Stated goal:
Which lines hold the word "this"? Copy each of them.
#### Listed records
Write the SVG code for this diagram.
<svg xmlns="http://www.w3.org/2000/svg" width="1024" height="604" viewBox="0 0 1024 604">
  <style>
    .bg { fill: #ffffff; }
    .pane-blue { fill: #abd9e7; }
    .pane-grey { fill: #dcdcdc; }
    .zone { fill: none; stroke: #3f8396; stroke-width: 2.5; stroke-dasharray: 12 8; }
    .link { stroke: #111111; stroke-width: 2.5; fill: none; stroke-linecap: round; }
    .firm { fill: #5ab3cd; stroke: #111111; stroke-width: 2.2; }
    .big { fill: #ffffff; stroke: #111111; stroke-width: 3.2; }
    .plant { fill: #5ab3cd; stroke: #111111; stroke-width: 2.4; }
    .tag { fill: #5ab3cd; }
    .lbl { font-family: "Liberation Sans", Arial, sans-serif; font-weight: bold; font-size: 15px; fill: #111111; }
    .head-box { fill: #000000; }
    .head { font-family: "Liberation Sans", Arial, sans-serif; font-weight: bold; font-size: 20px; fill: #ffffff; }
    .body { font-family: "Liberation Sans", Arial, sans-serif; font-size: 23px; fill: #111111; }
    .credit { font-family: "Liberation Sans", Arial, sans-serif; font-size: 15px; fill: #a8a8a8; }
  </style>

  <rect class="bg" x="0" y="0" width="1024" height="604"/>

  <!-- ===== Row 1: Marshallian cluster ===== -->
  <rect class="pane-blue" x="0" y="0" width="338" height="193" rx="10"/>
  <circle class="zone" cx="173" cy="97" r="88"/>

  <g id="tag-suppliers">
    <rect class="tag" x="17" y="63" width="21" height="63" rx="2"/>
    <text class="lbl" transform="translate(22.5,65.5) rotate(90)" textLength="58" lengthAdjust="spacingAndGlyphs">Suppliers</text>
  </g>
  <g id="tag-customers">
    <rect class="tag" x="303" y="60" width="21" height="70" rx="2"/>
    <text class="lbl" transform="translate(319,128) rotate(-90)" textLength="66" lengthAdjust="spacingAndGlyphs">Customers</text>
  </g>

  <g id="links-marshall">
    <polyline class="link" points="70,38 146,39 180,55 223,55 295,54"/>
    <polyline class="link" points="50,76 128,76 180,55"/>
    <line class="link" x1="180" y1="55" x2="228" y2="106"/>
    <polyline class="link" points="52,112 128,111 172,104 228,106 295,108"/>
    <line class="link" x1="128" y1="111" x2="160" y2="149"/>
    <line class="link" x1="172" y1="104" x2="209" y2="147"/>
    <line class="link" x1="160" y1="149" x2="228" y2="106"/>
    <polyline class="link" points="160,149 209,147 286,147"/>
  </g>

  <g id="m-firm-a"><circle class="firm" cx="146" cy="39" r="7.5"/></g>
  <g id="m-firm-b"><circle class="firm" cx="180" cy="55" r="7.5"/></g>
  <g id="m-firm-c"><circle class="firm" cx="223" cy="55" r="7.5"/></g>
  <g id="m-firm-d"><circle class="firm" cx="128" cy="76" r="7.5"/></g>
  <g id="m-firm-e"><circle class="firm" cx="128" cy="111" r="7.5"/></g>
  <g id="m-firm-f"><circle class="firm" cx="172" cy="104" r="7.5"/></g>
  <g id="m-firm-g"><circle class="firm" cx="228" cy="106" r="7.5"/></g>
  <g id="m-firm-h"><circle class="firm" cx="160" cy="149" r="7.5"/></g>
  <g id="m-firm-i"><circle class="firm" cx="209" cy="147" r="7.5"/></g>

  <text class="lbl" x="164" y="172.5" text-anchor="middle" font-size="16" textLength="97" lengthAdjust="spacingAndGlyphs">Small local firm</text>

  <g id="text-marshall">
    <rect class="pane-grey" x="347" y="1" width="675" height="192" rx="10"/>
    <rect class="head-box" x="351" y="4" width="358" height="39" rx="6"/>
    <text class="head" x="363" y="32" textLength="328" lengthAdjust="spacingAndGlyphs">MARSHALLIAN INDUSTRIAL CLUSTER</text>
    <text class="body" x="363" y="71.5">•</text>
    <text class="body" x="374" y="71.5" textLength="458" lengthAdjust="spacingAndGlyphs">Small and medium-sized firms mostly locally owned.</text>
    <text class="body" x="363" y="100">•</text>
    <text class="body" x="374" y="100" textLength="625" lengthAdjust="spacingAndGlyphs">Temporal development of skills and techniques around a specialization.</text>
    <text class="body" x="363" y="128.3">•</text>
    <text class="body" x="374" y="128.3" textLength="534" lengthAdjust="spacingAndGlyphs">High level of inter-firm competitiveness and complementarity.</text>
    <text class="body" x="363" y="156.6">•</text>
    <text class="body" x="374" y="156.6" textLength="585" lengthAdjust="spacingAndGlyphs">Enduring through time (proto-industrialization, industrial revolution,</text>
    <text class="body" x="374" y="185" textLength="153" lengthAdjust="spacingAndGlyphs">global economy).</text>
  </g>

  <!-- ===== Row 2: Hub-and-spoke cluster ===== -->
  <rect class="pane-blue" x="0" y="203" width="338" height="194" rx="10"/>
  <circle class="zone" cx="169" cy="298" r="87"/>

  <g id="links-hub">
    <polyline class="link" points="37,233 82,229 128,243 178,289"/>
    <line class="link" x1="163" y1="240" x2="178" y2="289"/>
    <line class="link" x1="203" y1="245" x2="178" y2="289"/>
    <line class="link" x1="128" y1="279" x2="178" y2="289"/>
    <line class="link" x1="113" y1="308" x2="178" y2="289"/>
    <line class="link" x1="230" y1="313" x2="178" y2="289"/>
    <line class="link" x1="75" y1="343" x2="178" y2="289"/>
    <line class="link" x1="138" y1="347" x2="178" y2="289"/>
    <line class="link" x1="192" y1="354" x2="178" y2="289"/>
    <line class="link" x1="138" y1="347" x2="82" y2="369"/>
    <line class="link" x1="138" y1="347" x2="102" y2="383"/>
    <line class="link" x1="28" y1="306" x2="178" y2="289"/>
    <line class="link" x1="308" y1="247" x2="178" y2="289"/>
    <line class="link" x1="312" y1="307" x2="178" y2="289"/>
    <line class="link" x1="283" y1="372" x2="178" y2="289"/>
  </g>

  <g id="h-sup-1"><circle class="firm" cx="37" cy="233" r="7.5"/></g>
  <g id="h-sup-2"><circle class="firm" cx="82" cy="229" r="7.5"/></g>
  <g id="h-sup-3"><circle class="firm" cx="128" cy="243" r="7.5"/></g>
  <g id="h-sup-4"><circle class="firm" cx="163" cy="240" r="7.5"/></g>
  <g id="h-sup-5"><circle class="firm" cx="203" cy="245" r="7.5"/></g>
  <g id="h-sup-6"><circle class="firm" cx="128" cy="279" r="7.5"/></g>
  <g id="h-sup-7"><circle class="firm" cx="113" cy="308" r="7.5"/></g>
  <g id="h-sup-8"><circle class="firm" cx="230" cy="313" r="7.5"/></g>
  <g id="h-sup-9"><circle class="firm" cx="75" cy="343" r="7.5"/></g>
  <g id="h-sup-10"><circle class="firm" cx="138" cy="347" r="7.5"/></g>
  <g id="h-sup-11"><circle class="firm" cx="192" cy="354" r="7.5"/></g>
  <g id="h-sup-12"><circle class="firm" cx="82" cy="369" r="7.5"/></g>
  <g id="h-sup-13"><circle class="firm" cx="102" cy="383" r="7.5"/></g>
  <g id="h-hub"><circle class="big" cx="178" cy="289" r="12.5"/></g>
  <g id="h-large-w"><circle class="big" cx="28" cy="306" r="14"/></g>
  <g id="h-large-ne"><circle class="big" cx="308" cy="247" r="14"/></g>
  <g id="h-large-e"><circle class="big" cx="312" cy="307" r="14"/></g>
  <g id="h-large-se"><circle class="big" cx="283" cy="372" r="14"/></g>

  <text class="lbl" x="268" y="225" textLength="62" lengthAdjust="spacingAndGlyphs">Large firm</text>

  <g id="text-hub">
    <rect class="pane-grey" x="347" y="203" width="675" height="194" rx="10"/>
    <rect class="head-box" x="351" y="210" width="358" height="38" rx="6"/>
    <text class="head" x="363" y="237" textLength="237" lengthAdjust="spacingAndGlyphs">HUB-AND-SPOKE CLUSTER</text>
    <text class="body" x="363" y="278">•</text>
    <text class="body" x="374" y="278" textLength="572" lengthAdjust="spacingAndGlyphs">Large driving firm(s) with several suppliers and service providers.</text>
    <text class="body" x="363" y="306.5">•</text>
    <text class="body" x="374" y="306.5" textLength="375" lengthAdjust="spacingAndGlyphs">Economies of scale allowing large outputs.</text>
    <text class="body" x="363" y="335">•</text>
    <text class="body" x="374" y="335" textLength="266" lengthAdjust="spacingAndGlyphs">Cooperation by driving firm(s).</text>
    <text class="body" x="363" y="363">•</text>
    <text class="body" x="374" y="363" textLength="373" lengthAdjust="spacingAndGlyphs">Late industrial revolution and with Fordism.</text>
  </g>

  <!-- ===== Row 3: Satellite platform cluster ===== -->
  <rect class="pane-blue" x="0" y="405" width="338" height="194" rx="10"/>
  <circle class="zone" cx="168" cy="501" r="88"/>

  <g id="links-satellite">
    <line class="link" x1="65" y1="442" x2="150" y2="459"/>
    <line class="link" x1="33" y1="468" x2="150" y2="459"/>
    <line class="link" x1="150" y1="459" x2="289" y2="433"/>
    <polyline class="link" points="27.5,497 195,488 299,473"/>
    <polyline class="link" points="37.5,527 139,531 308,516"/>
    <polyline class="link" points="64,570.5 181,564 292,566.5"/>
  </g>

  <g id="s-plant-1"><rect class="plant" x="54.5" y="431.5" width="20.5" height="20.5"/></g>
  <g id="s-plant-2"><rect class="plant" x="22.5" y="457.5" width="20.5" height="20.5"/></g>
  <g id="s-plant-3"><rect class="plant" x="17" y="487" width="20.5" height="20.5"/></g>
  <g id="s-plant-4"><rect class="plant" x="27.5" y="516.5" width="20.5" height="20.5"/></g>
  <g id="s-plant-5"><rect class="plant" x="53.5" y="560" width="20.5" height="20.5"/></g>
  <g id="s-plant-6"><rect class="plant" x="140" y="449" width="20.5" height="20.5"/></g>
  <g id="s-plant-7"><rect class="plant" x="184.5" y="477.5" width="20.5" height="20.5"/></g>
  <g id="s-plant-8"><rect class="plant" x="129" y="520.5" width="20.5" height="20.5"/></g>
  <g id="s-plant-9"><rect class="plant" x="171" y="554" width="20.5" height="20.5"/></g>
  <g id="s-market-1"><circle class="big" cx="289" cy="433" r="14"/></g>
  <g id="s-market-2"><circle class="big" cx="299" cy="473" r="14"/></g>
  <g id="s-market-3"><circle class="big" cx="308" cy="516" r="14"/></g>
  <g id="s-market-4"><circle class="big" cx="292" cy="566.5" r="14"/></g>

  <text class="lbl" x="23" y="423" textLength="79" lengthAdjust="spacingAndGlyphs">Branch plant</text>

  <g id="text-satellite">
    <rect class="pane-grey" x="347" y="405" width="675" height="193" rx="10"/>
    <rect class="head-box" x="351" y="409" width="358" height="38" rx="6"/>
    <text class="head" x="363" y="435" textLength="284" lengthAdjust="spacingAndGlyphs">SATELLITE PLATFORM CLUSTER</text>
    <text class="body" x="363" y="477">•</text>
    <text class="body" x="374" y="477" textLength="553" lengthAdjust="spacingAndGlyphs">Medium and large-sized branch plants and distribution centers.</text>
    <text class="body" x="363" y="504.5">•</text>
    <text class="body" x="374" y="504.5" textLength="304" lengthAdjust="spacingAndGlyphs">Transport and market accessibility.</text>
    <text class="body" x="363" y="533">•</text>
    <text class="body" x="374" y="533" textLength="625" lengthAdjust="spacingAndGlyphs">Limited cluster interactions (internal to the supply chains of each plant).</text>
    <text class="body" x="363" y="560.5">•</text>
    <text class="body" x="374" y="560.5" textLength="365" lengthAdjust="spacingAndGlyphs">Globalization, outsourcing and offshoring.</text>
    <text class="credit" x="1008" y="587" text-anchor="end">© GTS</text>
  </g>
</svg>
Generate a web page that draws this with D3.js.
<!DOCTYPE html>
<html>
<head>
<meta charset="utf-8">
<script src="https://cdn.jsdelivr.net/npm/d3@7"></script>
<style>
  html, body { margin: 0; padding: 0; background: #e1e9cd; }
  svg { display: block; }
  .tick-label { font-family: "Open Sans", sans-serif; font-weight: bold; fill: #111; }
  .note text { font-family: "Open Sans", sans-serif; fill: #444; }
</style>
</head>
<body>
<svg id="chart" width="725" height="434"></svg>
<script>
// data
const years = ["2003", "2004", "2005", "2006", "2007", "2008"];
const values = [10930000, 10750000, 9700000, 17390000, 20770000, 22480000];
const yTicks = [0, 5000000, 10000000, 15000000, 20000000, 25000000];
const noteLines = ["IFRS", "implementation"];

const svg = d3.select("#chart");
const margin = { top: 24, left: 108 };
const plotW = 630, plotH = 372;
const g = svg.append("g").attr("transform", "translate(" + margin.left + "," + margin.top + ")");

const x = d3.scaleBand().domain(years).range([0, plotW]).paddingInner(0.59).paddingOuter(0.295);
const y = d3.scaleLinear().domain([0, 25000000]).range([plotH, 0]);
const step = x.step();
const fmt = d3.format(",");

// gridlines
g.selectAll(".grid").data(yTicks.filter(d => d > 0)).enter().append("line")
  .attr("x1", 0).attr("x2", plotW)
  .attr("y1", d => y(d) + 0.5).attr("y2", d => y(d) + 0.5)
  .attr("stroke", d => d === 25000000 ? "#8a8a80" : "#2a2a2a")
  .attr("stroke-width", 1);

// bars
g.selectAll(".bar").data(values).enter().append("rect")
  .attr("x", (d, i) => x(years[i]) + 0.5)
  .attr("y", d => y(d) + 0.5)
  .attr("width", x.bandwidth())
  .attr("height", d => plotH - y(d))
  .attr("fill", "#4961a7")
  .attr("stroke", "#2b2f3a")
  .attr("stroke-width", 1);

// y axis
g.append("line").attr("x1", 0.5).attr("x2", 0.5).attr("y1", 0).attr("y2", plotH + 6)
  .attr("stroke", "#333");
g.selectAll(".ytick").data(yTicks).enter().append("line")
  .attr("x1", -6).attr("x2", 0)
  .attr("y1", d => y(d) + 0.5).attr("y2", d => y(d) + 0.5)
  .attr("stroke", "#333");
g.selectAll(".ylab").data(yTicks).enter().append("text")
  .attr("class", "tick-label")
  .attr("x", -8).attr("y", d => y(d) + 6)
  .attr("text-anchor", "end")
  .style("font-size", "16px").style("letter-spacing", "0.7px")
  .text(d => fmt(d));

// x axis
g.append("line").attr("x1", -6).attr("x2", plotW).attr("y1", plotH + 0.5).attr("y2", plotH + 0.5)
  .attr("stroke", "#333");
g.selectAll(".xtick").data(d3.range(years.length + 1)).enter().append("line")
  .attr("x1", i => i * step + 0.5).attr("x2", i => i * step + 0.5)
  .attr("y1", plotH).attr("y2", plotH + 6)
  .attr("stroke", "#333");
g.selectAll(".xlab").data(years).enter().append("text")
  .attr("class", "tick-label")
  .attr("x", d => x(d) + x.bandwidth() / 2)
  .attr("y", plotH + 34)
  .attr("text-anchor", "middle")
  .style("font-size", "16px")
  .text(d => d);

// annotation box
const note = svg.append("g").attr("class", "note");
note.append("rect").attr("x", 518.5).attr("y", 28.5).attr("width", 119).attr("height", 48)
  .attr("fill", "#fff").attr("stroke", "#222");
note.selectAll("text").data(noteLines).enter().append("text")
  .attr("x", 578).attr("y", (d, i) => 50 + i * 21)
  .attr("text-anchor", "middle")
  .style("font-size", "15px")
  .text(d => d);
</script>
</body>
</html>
########
Final result:
Write the SVG code for this diagram.
Generate a web page that draws this with D3.js.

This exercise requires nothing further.